Fascinating. I love reading about nuns, so maybe I'm biased, but they are really one of the most interesting subjects in history. I particularly enjoyed reading about the subtle and not-so-subtle methods nuns used to circumvent the patriarchal institution (perhaps one of the most patriarchal?) that they were steeped in (those nuns partaaaaaayed!)
An interesting examination of the lives of nuns in Venice during the late Renaissance, fairly obviously based on a doctoral thesis. The writer draws mostly on trial and inquiry records, so it's inevitably a little skewed towards the unusual rather than the commonplace. The scandals really aren't very scandalous in the main!
Interesting accounts of the lives of those living in Venetian convents in the 16th and 17th centuries; no great conclusions are come to and the stories are generally not seen in relation to the wider world, but still, interesting.
This is an interesting study of how women were treated in the sixteenth century in the Venetian convents in which they lived. It is a reflection of how women were treated by the Catholic church and the roles they were consigned to play, nun, wife or prostitute.
I really enjoyed this book especially as it covered a time I did not have a lot of knowledge about. I’ve read other books by this same author and really enjoy the thoroughness of the research involved in the writing. Definitely a page turner!
I once met the author with her husband, another Cambridge academic, outside a cinema in Madrid waiting to see the film 'Love Streams'. My claim to fame.
Fascinating if rather dry study of nuns in Venice living under strict conditions imposed on them by the religious authorities in the 15th and 16th centuries. Somewhat repetitive.
A scholarly work based on the author's doctoral dissertation, Virgins of Venice is diligently annotated and referenced, as expected. Laven's style is accessible and readable, and the topic is one of long-standing interest to me: the cloistering of women, often perforce. I observe similarities in all cultures and circumstances where the phenomenon occurs, whether in the Imperial Chinese family compound, the Sultan's Grand Seraglio, or the convents of Venice during the Counter-Reformation. Laven's research explains much I'd wondered about in late Renaissance religious orders, including social stratification within convents and why some orders required "reforming." Nevertheless, this book took me forever to finish. Her nomenclature, while perhaps perfectly proper in an Anglican English context, was highly problematic for me. Having been practically raised by Catholic women religious, as they prefer to be called, Laven's constant use of words like "nuns," for "sisters" or "women religious," and "nunnery," instead of "convent" or "cloister" deeply offended me on their behalf. It was like running into the real "n word" tossed around unabashedly. I'm sure my amygdala was flaring up like a Christmas tree with every sentence. The effort of not screaming and throwing the book exhausted me after only a few pages per sitting. She makes other small mistakes, too, such as the persistent use of "clothing" for "investiture," the second stage in the profession of vows. Usage errors like these were more irritating than offensive but made me wonder about the accuracy of other details. One star off for taxing me so. Otherwise, recommended.

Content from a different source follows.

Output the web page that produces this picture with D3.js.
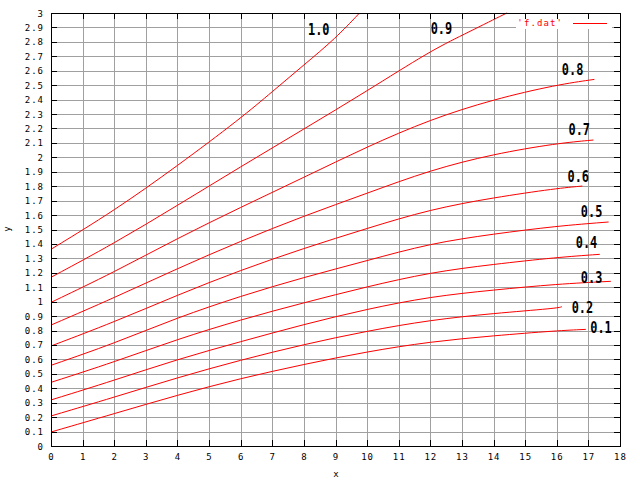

Virgins of Venice provides both an overview of convent life in Venice in the late Renaissance. It is a bit surprising to understand that so very many convents (and there were so very many in Venice at that time - a map at the beginning of the book shows at least 36 convents in the area of Venice and Murano and doesn't include the number in outlying areas) were populated by daughters of nobility. Families often determined that they could not afford the very expensive dowries of multiple daughters and would force their daughters into the convent.

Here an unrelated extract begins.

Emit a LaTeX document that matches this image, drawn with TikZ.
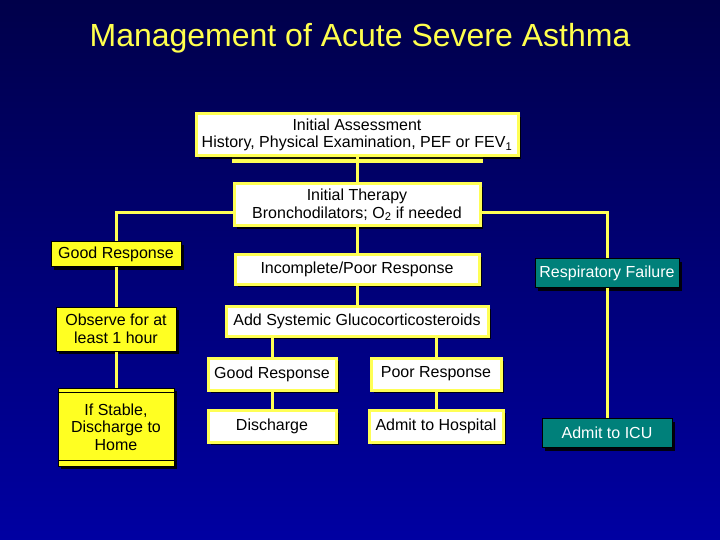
\documentclass[tikz,border=0pt]{standalone}
\usepackage{fontspec}
\setmainfont{Liberation Sans}
\usepackage{tikz}
\usetikzlibrary{positioning,shadows}
\definecolor{navytop}{HTML}{00004A}
\definecolor{navybot}{HTML}{0000A2}
\definecolor{titleyellow}{HTML}{FFFF4D}
\definecolor{boxyellow}{HTML}{FFFF55}
\definecolor{fillyellow}{HTML}{FFFF22}
\definecolor{icuteal}{HTML}{00807A}
\tikzset{
    base/.style={rectangle, align=center, inner sep=2pt,
        font=\fontsize{16}{17.5}\selectfont,
        drop shadow={shadow xshift=3pt, shadow yshift=-3pt, fill=black, opacity=.9}},
    wbox/.style={base, draw=boxyellow, line width=3pt, fill=white, text=black},
    ybox/.style={base, draw=black, line width=1pt, fill=fillyellow, text=black},
    tbox/.style={base, draw=black, line width=1pt, fill=icuteal, text=white},
    link/.style={draw=boxyellow, line width=3pt}
}

\begin{document}
\begin{tikzpicture}[x=1pt, y=-1pt]
    \shade[top color=navytop, bottom color=navybot] (0,0) rectangle (720,540);
    \useasboundingbox (0,0) rectangle (720,540);
    \node[text=titleyellow, font=\fontsize{32}{36}\selectfont] (title) at (360,38)
        {Management of Acute Severe Asthma};
    \fill[boxyellow] (232,154) rectangle (483,163);
    \node[wbox, minimum width=322pt, minimum height=42pt] (assess) at (357,135)
        {Initial Assessment\\History, Physical Examination, PEF or FEV\textsubscript{1}};
    \node[wbox, minimum width=246pt, minimum height=42pt] (therapy) at (357,205)
        {Initial Therapy\\Bronchodilators; O\textsubscript{2} if needed};
    \node[ybox, minimum width=130pt, minimum height=25pt] (good-l) at (116,254) {Good Response};
    \node[ybox, minimum width=120pt, minimum height=44pt] (observe) at (116,329)
        {Observe for at\\least 1 hour};
    \node[ybox, minimum width=116pt, minimum height=78pt] (stable) at (116,427)
        {If Stable,\\Discharge to\\Home};
    \node[wbox, minimum width=244pt, minimum height=30pt] (poor-in) at (357,269)
        {Incomplete/Poor Response};
    \node[wbox, minimum width=262pt, minimum height=30pt] (steroid) at (357,321)
        {Add Systemic Glucocorticosteroids};
    \node[wbox, minimum width=128pt, minimum height=32pt] (good-m) at (272,374) {Good Response};
    \node[wbox, minimum width=130pt, minimum height=32pt] (poor-m) at (436,374) {Poor Response};
    \node[wbox, minimum width=128pt, minimum height=32pt] (disch) at (272,426) {Discharge};
    \node[wbox, minimum width=134pt, minimum height=32pt] (hosp) at (436,426) {Admit to Hospital};
    \node[tbox, minimum width=144pt, minimum height=29pt] (resp) at (607,273) {Respiratory Failure};
    \node[tbox, minimum width=130pt, minimum height=29pt] (icu) at (607,433) {Admit to ICU};
    \draw[black, line width=1.5pt] ([yshift=-5pt]stable.north west) -- ([yshift=-5pt]stable.north east)
        ([yshift=6pt]stable.south west) -- ([yshift=6pt]stable.south east);
    \path[link] (assess.south) -- (therapy.north)
        ([yshift=-8pt]therapy.west) -| (good-l.north)
        ([yshift=-8pt]therapy.east) -| (resp.north)
        (therapy.south) -- (poor-in.north)
        (good-l) -- (observe) (observe) -- (stable)
        (poor-in) -- (steroid)
        (good-m.north |- steroid.south) -- (good-m.north)
        (poor-m.north |- steroid.south) -- (poor-m.north)
        (good-m) -- (disch) (poor-m) -- (hosp)
        (resp) -- (icu);
\end{tikzpicture}
\end{document}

Convents were places of intrigue and scandal. But what were the scandals exactly? Nuns not sharing their worldly possessions with the church and their co-inhabitants? That they perhaps had intimate relations with one another? That the entertained visitors with food they cooked (and treats they baked) ? Or the sexual scandals or the many inappropriate relationships with male visitors to the convents.
Mary Laven combines historical research with some very titillating stories of nun transgressions. Well written on a topic that I at least hadn't completely known about.

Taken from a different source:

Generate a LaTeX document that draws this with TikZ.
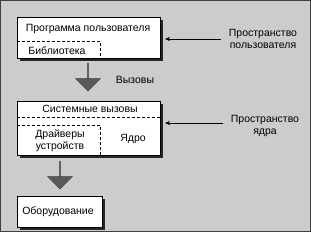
\documentclass[tikz,border=0pt]{standalone}
\usepackage{fontspec}
\setmainfont{Liberation Sans}
\usetikzlibrary{arrows.meta,shapes.arrows,shadows}

\begin{document}
\begin{tikzpicture}[x=1pt,y=-1pt]
\tikzset{
  layerbox/.style={draw=black,fill=white,line width=0.6pt,inner sep=0pt,
    general shadow={fill=black!85,shadow xshift=3pt,shadow yshift=-3pt}},
  divider/.style={densely dashed,line width=0.5pt},
  callarrow/.style={single arrow,draw=black!75,fill=black!65,rotate=270,
    minimum width=25pt,single arrow head extend=6.5pt,single arrow tip angle=90,
    minimum height=28pt,inner sep=0pt},
  boxtext/.style={font=\fontsize{10.5}{12}\selectfont},
  sidetext/.style={font=\fontsize{10.5}{12}\selectfont,align=center},
  pointer/.style={-{Stealth[length=5pt,width=4pt]},line width=0.5pt}
}
% background
\draw[fill=black!20,draw=black!75,line width=1pt] (0.5,0.5) rectangle (310.5,231.5);
% user space
\node[layerbox,minimum width=143pt,minimum height=41pt] (box_user) at (88.5,37.5) {};
\draw[divider] (17,41) -- (100,41) -- (100,58);
\node[boxtext] (t_prog) at (88,29) {Программа пользователя};
\node[boxtext] (t_lib) at (57,51) {Библиотека};
% calls
\node[callarrow] (arr_calls) at (88,77) {};
\node[boxtext] (t_calls) at (135,80) {Вызовы};
% kernel space
\node[layerbox,minimum width=143pt,minimum height=54pt] (box_kern) at (88.5,128) {};
\draw[divider] (17,117) -- (160,117);
\draw[divider] (17,125) -- (100,125) -- (100,155);
\node[boxtext] (t_sys) at (90,109) {Системные вызовы};
\node[boxtext,align=center] (t_drv) at (60,141) {Драйверы\\устройств};
\node[boxtext] (t_core) at (133,139) {Ядро};
% hardware
\node[callarrow] (arr_hw) at (60,175) {};
\node[layerbox,minimum width=85pt,minimum height=31pt] (box_hw) at (59.5,212) {};
\node[boxtext] (t_hw) at (58,212) {Оборудование};
% labels
\node[sidetext] (lbl_user) at (263,39) {Пространство\\пользователя};
\node[sidetext] (lbl_kern) at (265,126) {Пространство\\ядра};
\coordinate (user_in) at (165,39);
\coordinate (kern_in) at (165,123);
\draw[pointer] (lbl_user.west |- user_in) ++(-4,0) -- (user_in);
\draw[pointer] (lbl_kern.west |- kern_in) ++(-4,0) -- (kern_in);
\end{tikzpicture}
\end{document}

A thin volume & a quick read. This book shows though how many women were pushed into convents as a result of family pressures rather than any vocation and also how men in the ecclesiastical hierarchy abused there position and the women in their domain.As with other material I've read lately it provides an alternative view of an event that I thought I had a clear stance on. As a C of E educated atheist I always thought the reformation was a "good thing" (1066 & all that!) However, as this book partially demonstrates, for women for whom the convent was a refuge and or a way to actually have some sort of role beyond childbearing it was a cataclysm. In places that became largely protestant they were thrown out into the world with little or no support, in those areas that remained Catholic the edicts of the Council of Trent enforced a much darker, completely enclosed life. It is interesting to look at how your perception of events shifts as you consider all the angles. Recommended for anyone with an interest in women's history, the Renaissance or the Reformation.
This was a very informative book on the nuns of Venice during the Renaissance. It describes the living conditions of the nuns, and the ways in which they were treated by the church and the world around them. In some ways, Laven seems to repeat herself (the book is divided into chapters, but it sometimes seems as though she is covering the same topic in several different chapters), and this might be because the book is an extention of her dissertation. The subject was interesting, though, and the book was a quick read at only 200 pages.
Excellent book on the life of nuns in Renaissance and Counter-Reformation Venice, drawing on a wealth of material to form a narrative of different aspects of their lives and the society around them. Some background in Renaissance Catholicism is probably helpful, but the text would stand on its own, I think.
I am actually quite glad that I picked up this one again. I liked it well enough first time around, but by now I know so much more about Italy (and Venice) at this point in history, so the book had so much more to give - and I had reason to bump up the rating with one more star. Entertaining as well as informative.
A really easy read for a scholarly work on Renaissance Venice. I would recommend it for anyone, even if you're not interested in the field. It's got some sex, some religion, and quite a lot of research.